> [Aim]:
Make an exact copy of the data below, leaving out every picture.

╭─ Source excerpt

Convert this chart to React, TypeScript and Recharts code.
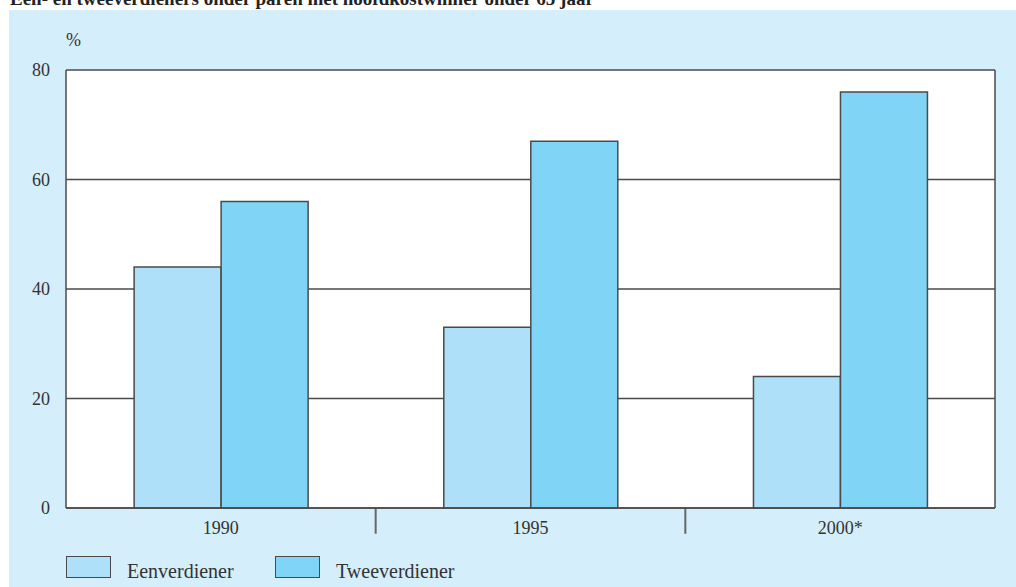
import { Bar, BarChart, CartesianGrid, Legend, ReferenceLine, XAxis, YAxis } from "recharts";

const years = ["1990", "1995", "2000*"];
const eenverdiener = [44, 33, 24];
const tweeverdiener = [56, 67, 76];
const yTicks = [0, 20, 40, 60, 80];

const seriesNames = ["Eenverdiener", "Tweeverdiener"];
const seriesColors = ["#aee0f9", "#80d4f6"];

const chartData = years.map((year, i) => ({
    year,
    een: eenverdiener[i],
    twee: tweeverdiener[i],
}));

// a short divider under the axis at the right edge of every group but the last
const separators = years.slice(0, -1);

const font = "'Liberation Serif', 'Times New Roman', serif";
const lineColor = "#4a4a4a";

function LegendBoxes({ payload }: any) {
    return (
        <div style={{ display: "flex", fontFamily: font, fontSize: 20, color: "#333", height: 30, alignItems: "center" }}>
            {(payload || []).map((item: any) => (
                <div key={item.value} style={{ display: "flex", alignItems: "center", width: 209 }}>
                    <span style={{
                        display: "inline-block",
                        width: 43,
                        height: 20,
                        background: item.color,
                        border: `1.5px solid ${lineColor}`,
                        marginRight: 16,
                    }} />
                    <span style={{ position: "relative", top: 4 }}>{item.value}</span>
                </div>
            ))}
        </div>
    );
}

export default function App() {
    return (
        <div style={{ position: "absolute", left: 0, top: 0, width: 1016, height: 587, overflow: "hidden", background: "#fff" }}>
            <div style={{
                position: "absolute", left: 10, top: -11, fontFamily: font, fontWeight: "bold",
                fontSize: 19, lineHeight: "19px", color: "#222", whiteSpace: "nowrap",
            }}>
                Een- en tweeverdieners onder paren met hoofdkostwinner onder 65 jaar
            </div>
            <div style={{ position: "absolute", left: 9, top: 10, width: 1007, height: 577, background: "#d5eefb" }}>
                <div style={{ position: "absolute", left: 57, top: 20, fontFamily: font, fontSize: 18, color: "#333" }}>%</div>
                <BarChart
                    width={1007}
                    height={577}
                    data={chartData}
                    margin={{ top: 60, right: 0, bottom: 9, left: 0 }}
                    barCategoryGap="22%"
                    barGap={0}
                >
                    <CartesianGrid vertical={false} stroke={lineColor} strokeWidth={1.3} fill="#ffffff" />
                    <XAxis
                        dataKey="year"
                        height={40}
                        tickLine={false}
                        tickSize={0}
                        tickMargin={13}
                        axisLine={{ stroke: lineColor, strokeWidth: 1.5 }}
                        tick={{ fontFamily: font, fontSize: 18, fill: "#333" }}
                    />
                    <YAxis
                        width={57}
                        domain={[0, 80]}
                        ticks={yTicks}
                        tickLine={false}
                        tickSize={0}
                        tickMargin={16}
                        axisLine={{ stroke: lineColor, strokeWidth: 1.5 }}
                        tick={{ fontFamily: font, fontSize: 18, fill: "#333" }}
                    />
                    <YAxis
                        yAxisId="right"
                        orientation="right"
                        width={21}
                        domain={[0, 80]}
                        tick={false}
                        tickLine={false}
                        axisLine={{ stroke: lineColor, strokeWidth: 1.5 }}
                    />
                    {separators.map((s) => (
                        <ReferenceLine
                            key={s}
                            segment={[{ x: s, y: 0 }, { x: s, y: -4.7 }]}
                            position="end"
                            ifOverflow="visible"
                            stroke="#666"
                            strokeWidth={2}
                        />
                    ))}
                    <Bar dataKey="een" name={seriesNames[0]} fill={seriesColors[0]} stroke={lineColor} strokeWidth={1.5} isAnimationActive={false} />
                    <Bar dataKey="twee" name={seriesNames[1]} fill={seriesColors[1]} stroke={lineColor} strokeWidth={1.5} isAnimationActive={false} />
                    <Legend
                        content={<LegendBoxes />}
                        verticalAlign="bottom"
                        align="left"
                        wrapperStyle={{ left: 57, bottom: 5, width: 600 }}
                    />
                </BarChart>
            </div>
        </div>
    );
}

╰─

> [Response to this task]:
Convert this chart to React, TypeScript and Recharts code.
import { Bar, BarChart, CartesianGrid, Legend, ReferenceLine, XAxis, YAxis } from "recharts";

const years = ["1990", "1995", "2000*"];
const eenverdiener = [44, 33, 24];
const tweeverdiener = [56, 67, 76];
const yTicks = [0, 20, 40, 60, 80];

const seriesNames = ["Eenverdiener", "Tweeverdiener"];
const seriesColors = ["#aee0f9", "#80d4f6"];

const chartData = years.map((year, i) => ({
    year,
    een: eenverdiener[i],
    twee: tweeverdiener[i],
}));

// a short divider under the axis at the right edge of every group but the last
const separators = years.slice(0, -1);

const font = "'Liberation Serif', 'Times New Roman', serif";
const lineColor = "#4a4a4a";

function LegendBoxes({ payload }: any) {
    return (
        <div style={{ display: "flex", fontFamily: font, fontSize: 20, color: "#333", height: 30, alignItems: "center" }}>
            {(payload || []).map((item: any) => (
                <div key={item.value} style={{ display: "flex", alignItems: "center", width: 209 }}>
                    <span style={{
                        display: "inline-block",
                        width: 43,
                        height: 20,
                        background: item.color,
                        border: `1.5px solid ${lineColor}`,
                        marginRight: 16,
                    }} />
                    <span style={{ position: "relative", top: 4 }}>{item.value}</span>
                </div>
            ))}
        </div>
    );
}

export default function App() {
    return (
        <div style={{ position: "absolute", left: 0, top: 0, width: 1016, height: 587, overflow: "hidden", background: "#fff" }}>
            <div style={{
                position: "absolute", left: 10, top: -11, fontFamily: font, fontWeight: "bold",
                fontSize: 19, lineHeight: "19px", color: "#222", whiteSpace: "nowrap",
            }}>
                Een- en tweeverdieners onder paren met hoofdkostwinner onder 65 jaar
            </div>
            <div style={{ position: "absolute", left: 9, top: 10, width: 1007, height: 577, background: "#d5eefb" }}>
                <div style={{ position: "absolute", left: 57, top: 20, fontFamily: font, fontSize: 18, color: "#333" }}>%</div>
                <BarChart
                    width={1007}
                    height={577}
                    data={chartData}
                    margin={{ top: 60, right: 0, bottom: 9, left: 0 }}
                    barCategoryGap="22%"
                    barGap={0}
                >
                    <CartesianGrid vertical={false} stroke={lineColor} strokeWidth={1.3} fill="#ffffff" />
                    <XAxis
                        dataKey="year"
                        height={40}
                        tickLine={false}
                        tickSize={0}
                        tickMargin={13}
                        axisLine={{ stroke: lineColor, strokeWidth: 1.5 }}
                        tick={{ fontFamily: font, fontSize: 18, fill: "#333" }}
                    />
                    <YAxis
                        width={57}
                        domain={[0, 80]}
                        ticks={yTicks}
                        tickLine={false}
                        tickSize={0}
                        tickMargin={16}
                        axisLine={{ stroke: lineColor, strokeWidth: 1.5 }}
                        tick={{ fontFamily: font, fontSize: 18, fill: "#333" }}
                    />
                    <YAxis
                        yAxisId="right"
                        orientation="right"
                        width={21}
                        domain={[0, 80]}
                        tick={false}
                        tickLine={false}
                        axisLine={{ stroke: lineColor, strokeWidth: 1.5 }}
                    />
                    {separators.map((s) => (
                        <ReferenceLine
                            key={s}
                            segment={[{ x: s, y: 0 }, { x: s, y: -4.7 }]}
                            position="end"
                            ifOverflow="visible"
                            stroke="#666"
                            strokeWidth={2}
                        />
                    ))}
                    <Bar dataKey="een" name={seriesNames[0]} fill={seriesColors[0]} stroke={lineColor} strokeWidth={1.5} isAnimationActive={false} />
                    <Bar dataKey="twee" name={seriesNames[1]} fill={seriesColors[1]} stroke={lineColor} strokeWidth={1.5} isAnimationActive={false} />
                    <Legend
                        content={<LegendBoxes />}
                        verticalAlign="bottom"
                        align="left"
                        wrapperStyle={{ left: 57, bottom: 5, width: 600 }}
                    />
                </BarChart>
            </div>
        </div>
    );
}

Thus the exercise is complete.